In Jackson, at Mississippi State University, they found Starr, a preacher’s daughter with a big spiky earring. She'd been shunned from her church after getting pregnant. “She just looked so badass. I remember thinking: it would be awesome if this one could sing really great,” Ronson says. “She just opened her mouth and she had it instantly. I’m so drawn to singers with rasp and something broken in their voice, where you really hear the rawness.”

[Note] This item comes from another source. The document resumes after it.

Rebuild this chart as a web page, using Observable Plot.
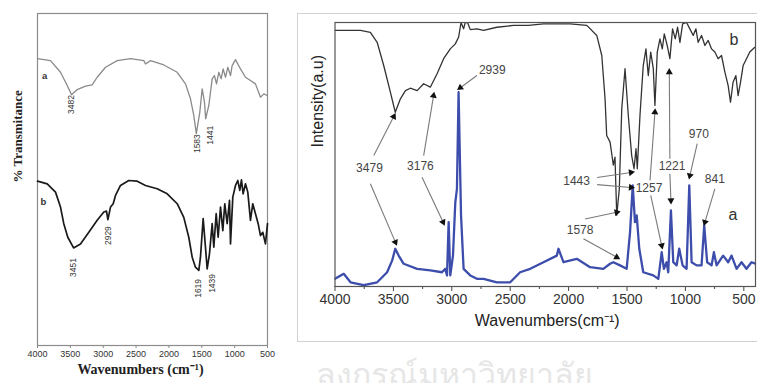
<!DOCTYPE html>
<html><head><meta charset="utf-8">
<script src="https://cdn.jsdelivr.net/npm/d3@7"></script>
<script src="https://cdn.jsdelivr.net/npm/@observablehq/plot@0.6"></script>
<style>
body{margin:0;background:#fff;overflow:hidden}
#wrap{position:relative;width:757px;height:383px;overflow:hidden;background:#fff}
#left{position:absolute;left:0;top:0}
#right{position:absolute;left:290px;top:0}
#box{position:absolute;left:297px;top:13px;width:470px;height:327px;border:1.5px solid #d2d2d2}
#wm{position:absolute;left:316px;top:349px;font:32px "DejaVu Sans","Noto Sans",sans-serif;color:#e6e6e6;white-space:nowrap}
</style></head><body>
<div id="wrap"><div id="wm">ลงกรณ์มหาวิทยาลัย</div><div id="box"></div><div id="left"></div><div id="right"></div></div>
<script>
// ---------- left panel (FTIR, % transmittance) ----------
const leftWaveA = [4000,3802,3650,3548,3482,3396,3270,3168,3092,2965,2787,2585,2382,2357,2280,2078,1874,1748,1672,1622,1583,1530,1494,1459,1441,1393,1342,1307,1276,1241,1205,1175,1139,1104,1063,1038,987,911,835,759,683,607,556,505];
const leftA = [86.4,85.8,82.3,78.3,75.5,77.1,78.1,78.5,80.8,83.8,85.8,86.4,85.8,84.8,85.8,84.5,82.3,78.8,74.3,69.3,63.8,70.3,77.3,73.3,68.3,72.3,80.3,81.3,78.8,82.3,80.3,83.3,80.8,83.8,81.3,84.3,86.1,83.3,80.8,79.8,78.8,74.8,75.8,75.3];
const leftWaveB = [4000,3852,3726,3650,3600,3539,3451,3346,3219,3092,2991,2950,2929,2889,2848,2813,2737,2611,2483,2357,2179,2026,1874,1774,1698,1646,1596,1545,1520,1479,1444,1418,1383,1342,1317,1281,1251,1215,1180,1150,1114,1078,1063,1028,987,952,922,896,871,835,800,759,724,683,642,607,572,531,500];
const leftB = [49.5,48.7,46.2,41.7,36.7,32.6,29.4,30.6,34.1,37.7,40.2,40.5,37.9,41.7,42.7,45.2,48.2,49.7,49.5,48.2,47.2,45.7,42.7,38.6,32.6,26.6,23.6,22.6,26.6,38.2,29.6,23.1,27.6,36.7,29.6,39.7,32.6,41.7,34.6,42.7,36.7,43.7,30.6,44.7,48.2,49.7,46.7,49.9,45.7,48.7,46.2,37.7,42.7,39.7,36.7,33.1,34.1,30.6,36.7];
const leftTicks = [4000,3500,3000,2500,2000,1500,1000,500];
const leftPeakText = ["3482","1583","1441","3451","2929","1619","1439"];
const leftPeakW = [3483,1565,1367,3452,2920,1550,1337];
const leftPeakV = [72.6,60.8,63.3,23.5,33.1,17.2,18.7];
const leftSeriesText = ["a","b"];
const leftSeriesW = [3893,3909];
const leftSeriesV = [81.3,43.1];

// ---------- right panel (Raman a, FTIR b) ----------
const rightWaveB = [4000,3782,3697,3639,3583,3526,3484,3440,3397,3355,3297,3241,3184,3126,3070,3013,2970,2942,2921,2899,2885,2865,2842,2785,2728,2614,2472,2344,2215,1987,1844,1759,1716,1688,1674,1645,1630,1617,1603,1588,1566,1545,1517,1489,1460,1440,1423,1412,1389,1361,1338,1318,1297,1275,1261,1241,1218,1198,1181,1156,1133,1110,1087,1067,1047,1024,990,962,933,910,891,862,833,805,776,748,720,691,662,634,614,592,568,549,528,506,477,449,406];
const rightB = [97.0,97.0,96.3,92.5,83.7,73.6,66.0,71.1,74.2,75.1,74.2,76.8,75.5,80.6,86.3,90.0,91.9,94.4,100,97.6,100,100,97.3,97.6,97.0,98.2,98.9,98.9,99.5,99.5,98.9,95.1,87.5,71.1,57.2,54.7,50.0,46.0,49.0,27.0,37.0,67.3,82.5,64.8,49.6,44.6,52.2,44.6,64.8,83.7,90.0,79.9,88.8,82.5,68.6,88.8,93.8,90.0,95.7,91.3,86.3,97.6,93.8,98.2,92.5,99.5,100,97.6,95.1,97.6,92.5,95.1,91.3,93.2,90.0,88.8,86.3,87.5,81.2,76.1,69.8,77.4,79.9,72.3,77.4,83.7,86.3,88.8,90.6];
const rightWaveA = [4000,3925,3867,3754,3639,3554,3511,3484,3455,3412,3297,3184,3084,3056,3041,3027,3013,2990,2970,2956,2942,2921,2899,2842,2785,2728,2614,2500,2415,2329,2215,2101,2087,2044,1930,1816,1703,1645,1617,1560,1503,1474,1451,1432,1417,1395,1361,1275,1232,1203,1184,1161,1147,1124,1104,1075,1053,1024,990,967,947,904,862,839,814,776,756,733,677,634,605,562,520,477,434,400];
const rightA = [2.9,4.8,1.6,0.5,1.6,5.4,9.8,14.3,11.7,8.6,6.7,6.1,5.4,6.7,4.2,24.4,4.2,11.7,31.9,37.0,73.6,26.9,6.7,4.2,2.9,2.9,1.6,1.6,5.4,6.7,9.2,11.7,14.3,9.2,10.5,7.3,6.7,8.6,9.2,8.0,6.7,20.6,38.3,24.4,26.9,14.3,5.4,4.2,2.9,13.0,6.7,9.2,5.4,28.8,9.2,8.0,14.3,8.0,6.7,38.3,9.2,8.0,8.0,23.1,9.2,8.0,13.0,8.0,11.7,9.2,11.7,6.7,9.2,6.7,9.2,8.6];
const rightTicks = [4000,3500,3000,2500,2000,1500,1000,500];
const rightMinorTicks = [3750,3250,2750,2250,1750,1250,750];
const rightLabelText = ["2939","3479","3176","1443","1578","1257","1221","970","841"];
const rightLabelW = [2654,3705,3269,1932,1902,1312,1115,885,748];
const rightLabelV = [81.8,44.7,45.5,39.8,21.2,37.1,45.5,57.6,40.5];
const arrowFromW = [2785,3668,3697,3241,3255,1756,1756,1859,1873,1303,1297,1133,1133,899,748];
const arrowFromV = [79.9,49.6,38.9,49.6,41.4,41.3,38.6,25.6,18.1,40.2,34.5,48.4,42.7,54.1,37.0];
const arrowToW = [2927,3497,3483,3156,3075,1466,1466,1588,1588,1261,1203,1138,1124,962,833];
const arrowToV = [75.3,64.4,16.8,72.3,24.4,43.2,37.5,28.1,11.1,66.0,15.5,81.2,32.6,42.0,24.4];
const rightSeriesText = ["b","a"];
const rightSeriesW = [585,593];
const rightSeriesV = [93.6,27.3];

const pts = (ws, vs) => ws.map((w, i) => ({w, v: vs[i]}));
const lbl = (ts, ws, vs) => ts.map((t, i) => ({t, w: ws[i], v: vs[i]}));

const left = Plot.plot({
  width: 290, height: 383,
  marginTop: 13, marginRight: 23, marginBottom: 38, marginLeft: 37,
  style: {fontFamily: "'Liberation Sans', Arial, sans-serif", background: "transparent", color: "#333"},
  x: {domain: [4000, 500], axis: null, label: null},
  y: {domain: [0, 100], axis: null, label: null},
  marks: [
    Plot.axisX(leftTicks, {tickSize: 3, tickPadding: 2, tickFormat: "d", fontSize: 9, stroke: "#888", fill: "#333", label: null}),
    Plot.frame({stroke: "#8c8c8c", strokeWidth: 1.2}),
    Plot.line(pts(leftWaveA, leftA), {x: "w", y: "v", stroke: "#8a8a8a", strokeWidth: 1.3}),
    Plot.line(pts(leftWaveB, leftB), {x: "w", y: "v", stroke: "#1a1a1a", strokeWidth: 1.7}),
    Plot.text(lbl(leftPeakText, leftPeakW, leftPeakV), {x: "w", y: "v", text: "t", rotate: -90, fontSize: 8.5, fill: "#333"}),
    Plot.text(lbl(leftSeriesText, leftSeriesW, leftSeriesV), {x: "w", y: "v", text: "t", fontSize: 9.5, fontWeight: "bold", fill: "#333"}),
    Plot.text(["Wavenumbers (cm\u207B\u00B9)"], {frameAnchor: "bottom", dx: -12, dy: 28, fontFamily: "'Liberation Serif', 'Times New Roman', serif", fontWeight: "bold", fontSize: 14, fill: "#222"}),
    Plot.text(["% Transmitance"], {frameAnchor: "left", dx: -20, dy: 3, rotate: -90, fontFamily: "'Liberation Serif', 'Times New Roman', serif", fontWeight: "bold", fontSize: 13, fill: "#222"})
  ]
});
document.getElementById("left").appendChild(left);

// screen-space direction of each arrow (x reversed, y up) for the head rotation
const kx = (467 - 44.5 - 2) / 3600, ky = (383 - 22 - 97) / 100;
const arrows = arrowFromW.map((w, i) => {
  const dxp = -(arrowToW[i] - w) * kx;
  const dyp = -(arrowToV[i] - arrowFromV[i]) * ky;
  return {x1: w, y1: arrowFromV[i], x2: arrowToW[i], y2: arrowToV[i],
          ang: Math.atan2(dxp, -dyp) * 180 / Math.PI};
});

const right = Plot.plot({
  width: 467, height: 383,
  marginTop: 22, marginRight: 2, marginBottom: 97, marginLeft: 44.5,
  style: {fontFamily: "'Liberation Sans', Arial, sans-serif", background: "transparent", color: "#333"},
  x: {domain: [4000, 400], axis: null, label: null},
  y: {domain: [0, 100], axis: null, label: null},
  marks: [
    Plot.axisX(rightTicks, {tickSize: 5, tickPadding: 3, tickFormat: "d", fontSize: 14, stroke: "#444", fill: "#333", label: null}),
    Plot.axisX(rightMinorTicks, {tickSize: 3, text: null, stroke: "#444", label: null}),
    Plot.line(pts(rightWaveB, rightB), {x: "w", y: "v", stroke: "#333", strokeWidth: 1.3, clip: true}),
    Plot.line(pts(rightWaveA, rightA), {x: "w", y: "v", stroke: "#3d4dab", strokeWidth: 2.3, clip: true}),
    Plot.frame({stroke: "#555", strokeWidth: 1.2}),
    Plot.link(arrows, {x1: "x1", y1: "y1", x2: "x2", y2: "y2", stroke: "#7a7a7a", strokeWidth: 1.1}),
    Plot.dot(arrows, {x: "x2", y: "y2", symbol: "triangle", r: 2.6, fill: "#111", stroke: "none", rotate: "ang"}),
    Plot.text(lbl(rightLabelText, rightLabelW, rightLabelV), {x: "w", y: "v", text: "t", fontSize: 12, fill: "#444"}),
    Plot.text(lbl(rightSeriesText, rightSeriesW, rightSeriesV), {x: "w", y: "v", text: "t", fontSize: 16, fill: "#333"}),
    Plot.text(["Wavenumbers(cm\u207B\u00B9)"], {frameAnchor: "bottom", dx: 2, dy: 39, fontSize: 16, fill: "#222"}),
    Plot.text(["Intensity(a.u)"], {frameAnchor: "left", dx: -17.5, dy: -7, rotate: -90, fontSize: 16, fill: "#222"})
  ]
});
document.getElementById("right").appendChild(right);
</script>
</body></html>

Of course, Ronson’s description of Starr’s voice could easily be applied to his former muse, Winehouse. Her passing in 2011 left a big void that Ronson is still trying to process. “I’m going to think about her for the rest of my life,” he says, as the psychedelic strains of “Daffodils,” a trippy collaboration with Tame Impala, wafts through the speakers. “There are things on this record that I think she’d like, and others she’d fucking hate.”

Another big change in Ronson’s life? There’s a ring on his finger. Despite all of his racing around the globe making Uptown Special, Ronson has settled down over the past few years, tying the knot in 2011 with French actress, model, and singer Joséphine de La Baume. “I feel a bit less like fucking around at this point,” he says, when asked how his new status affected his sound. “With this record, I felt like I needed to be firing on all cylinders.”

Ronson took care to not craft a straight '60s or '70s period piece with Uptown Special, despite citing Earth, Wind & Fire and Steely Dan as influences. “Production-wise, this is the most progressive record I’ve ever done,” says the man whose retro-soul sound on his 2007 album Version -- plus Back To Black in '06 -- helped pave the way for Adele. “When I play my last album [2010’s Record Collection] next to something contemporary, it’s obvious we just recorded all of our drums with one mic,” Ronson says. “This time around, I wanted that shit to sound tough, crisp -- and fucking massive.”